Self-oscillating pump in a topological dissipative atom–cavity system

Pumps are transport mechanisms in which direct currents result from a cyclic evolution of the potential1,2. As Thouless showed, the pumping process can have topological origins, when considering the motion of quantum particles in spatially and temporally periodic potentials3. However, the periodic evolution that drives these pumps has always been assumed to be imparted from outside, as has been the case in the experimental systems studied so far4–12. Here we report on an emergent mechanism for pumping in a quantum gas coupled to an optical resonator, where we observe a particle current without applying a periodic drive.

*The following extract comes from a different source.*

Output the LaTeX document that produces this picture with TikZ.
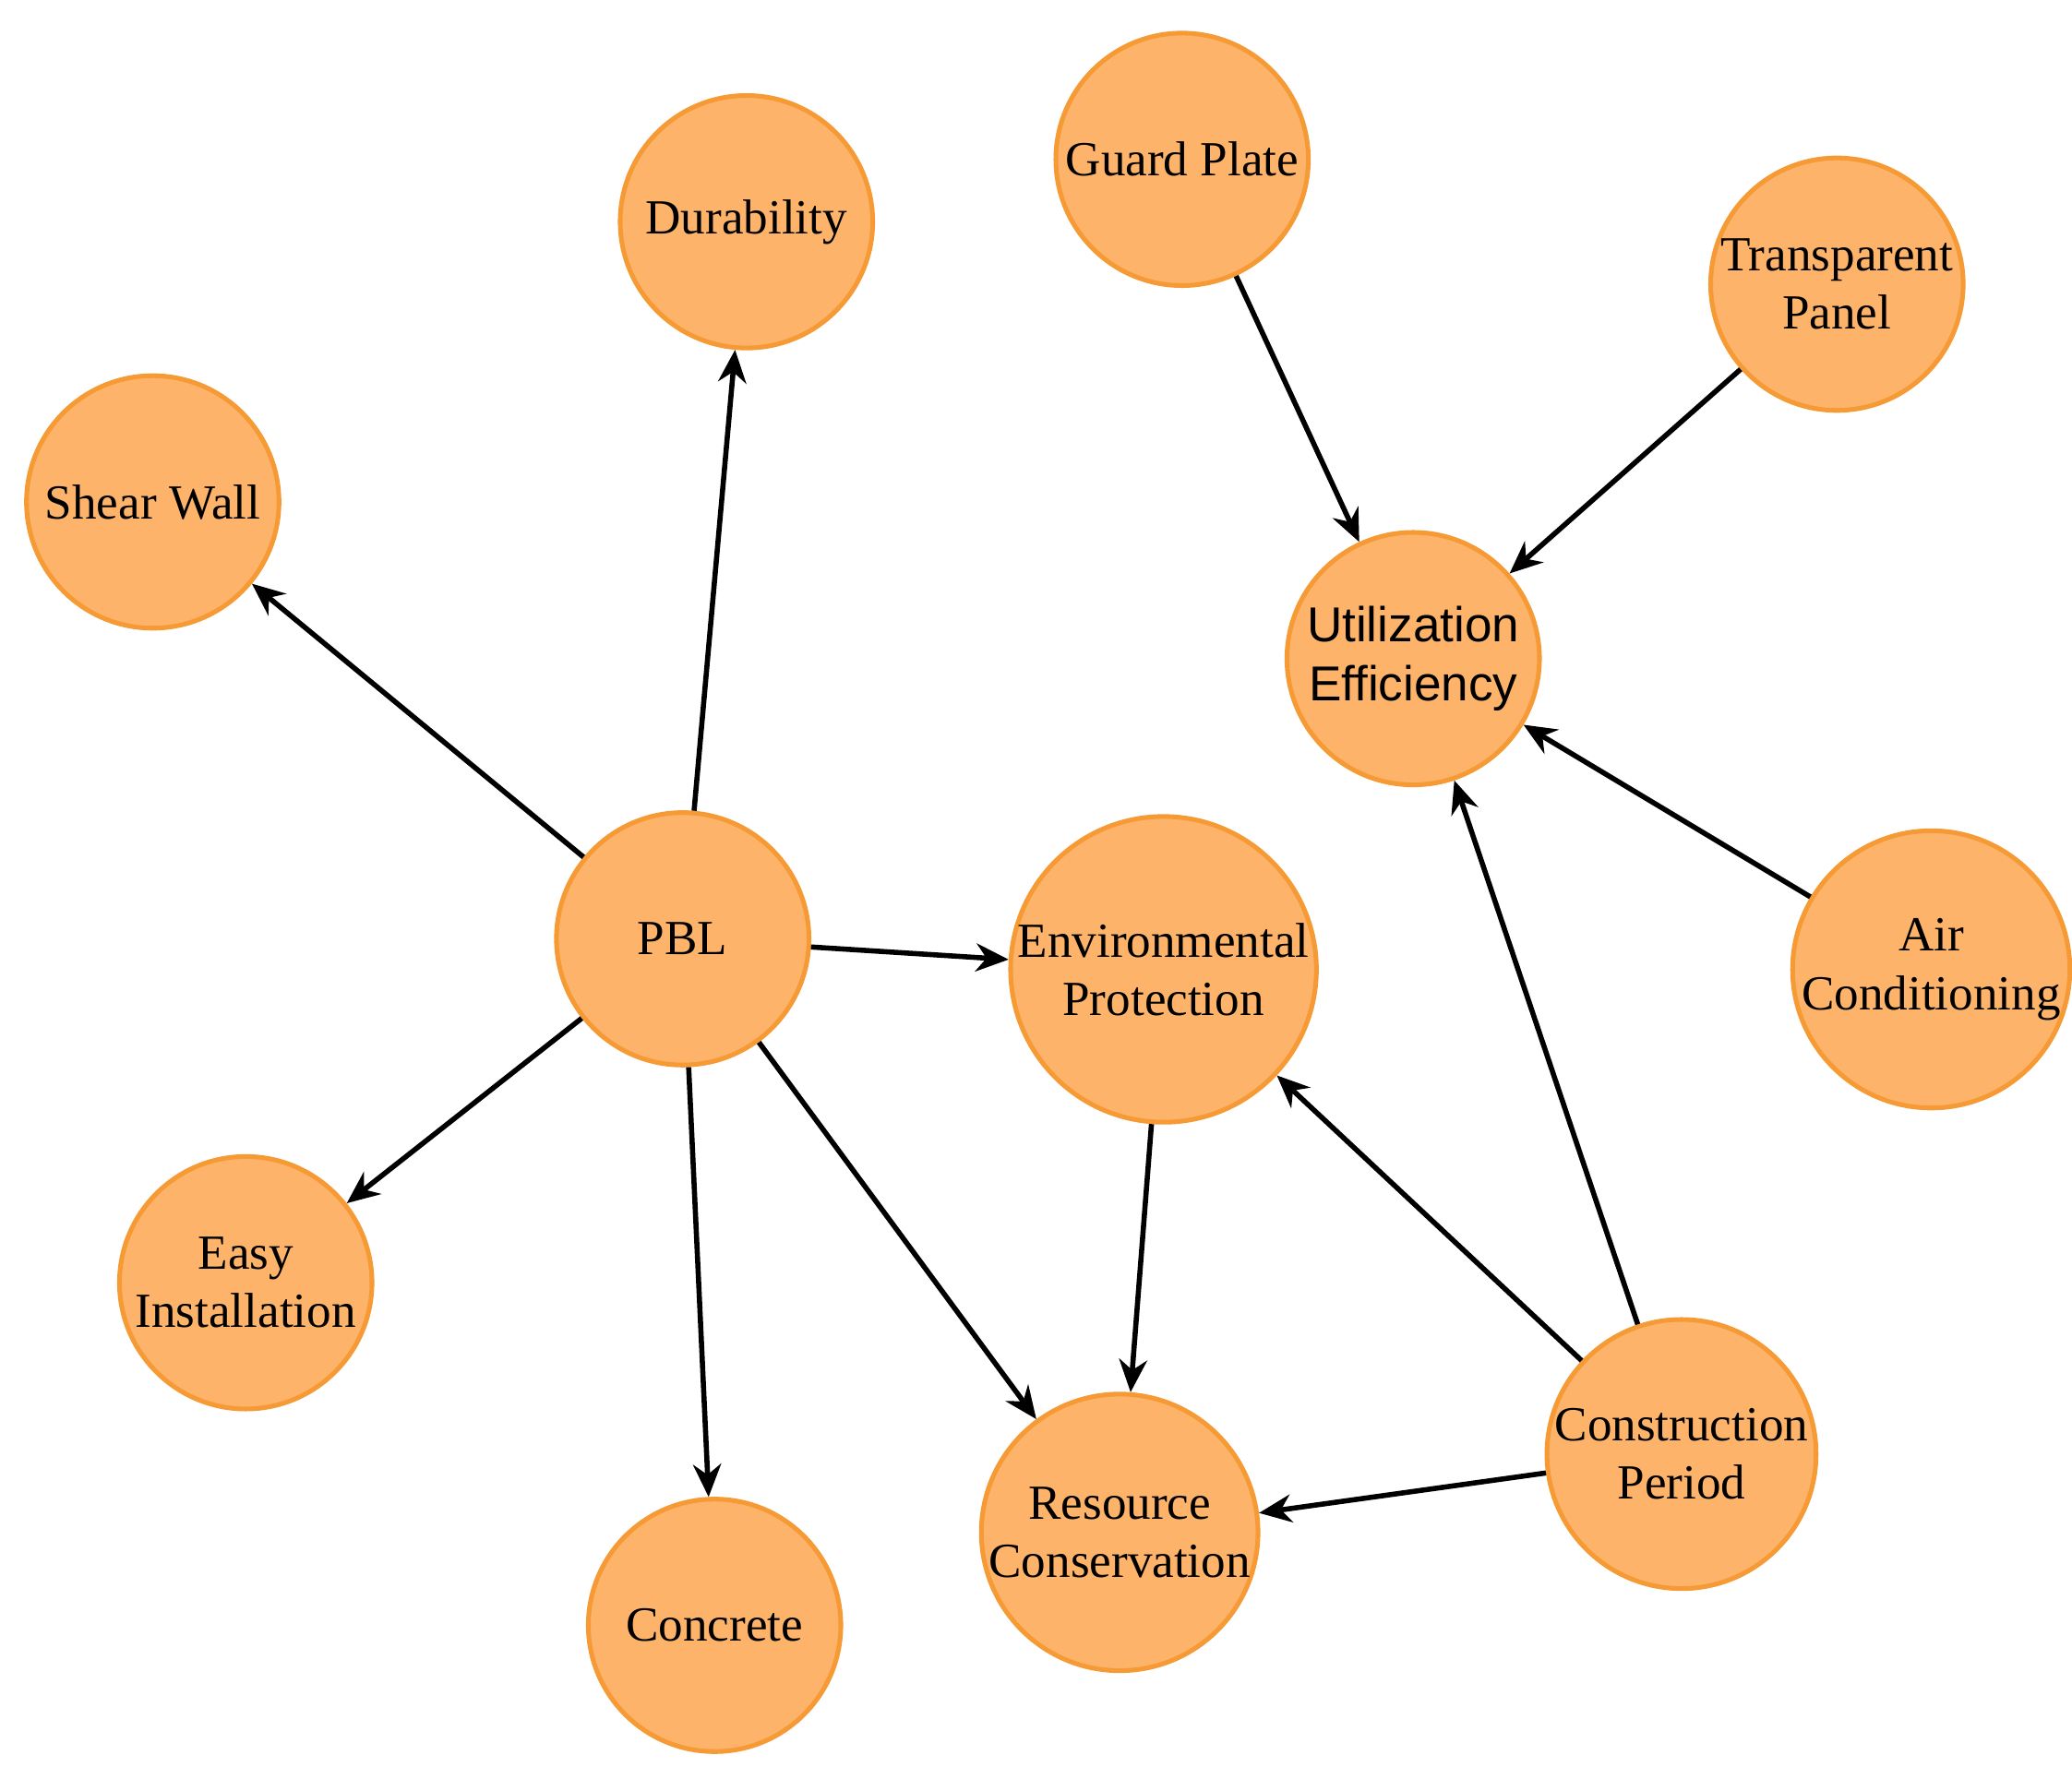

The pumping potential experienced by the atoms is formed by the self-consistent cavity field interfering with the static laser field driving the atoms. Owing to dissipation, the cavity field evolves between its two quadratures13, each corresponding to a different centrosymmetric crystal configuration14. This self-oscillation results in a time-periodic potential analogous to that describing the transport of electrons in topological tight-binding models, such as the paradigmatic Rice–Mele pump15. In the experiment, we directly follow the evolution by measuring the phase winding of the cavity field with respect to the driving field and observing the atomic motion in situ. The observed mechanism combines the dynamics of topological and open systems, and features characteristics of continuous dissipative time crystals.